3/4 cup flour (pastry or spelt flour)
1/4 teaspoon baking soda
1 teaspoon baking powder
1/4 cup quick oats, grounded
1/2 cup quick oats, whole
1/4 cup sucanat or brown sugar
1/2 teaspoon cinnamon
1 pinch allspice, pumpkin spice, or nutmeg
1 handful raisins
1/4 teaspoon sea salt
1/4 cup maple syrup
1/2 teaspoon molasses
1.5 teaspoon vanilla extract
1/4 cup ricemilk (or non-dairy milk of choice)
1/4 cup safflower oil (or another baking oil)

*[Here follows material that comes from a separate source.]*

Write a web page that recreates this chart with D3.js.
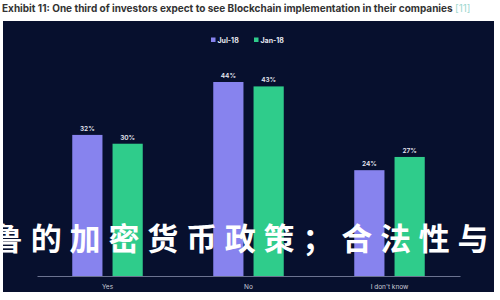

1 handful vegan chocolate chips or carob chips
Preheat oven to 350 degrees F. Grease a large cookie sheet with oil or vegan butter.
In a mixing bowl, sift in flour, baking soda, baking powder. Add oats, sweetener, raisins, cinnamon, spices, and salt. Stir with a wooden spoon until just well combined.
Add maple syrup, molasses, vanilla, and milk, then stir in oil to incorporate. Stir until just well combined (don't overmix).
Using your hands, roll a small ball of cookie dough and flatten between your palms, then place onto cookie sheet. Repeat process until all the dough are formed into cookies. Place into oven, and bake for 12 minutes. Remove from oven, and let cool slightly.
For cookies with more crisp, let bake for extra 2 minutes.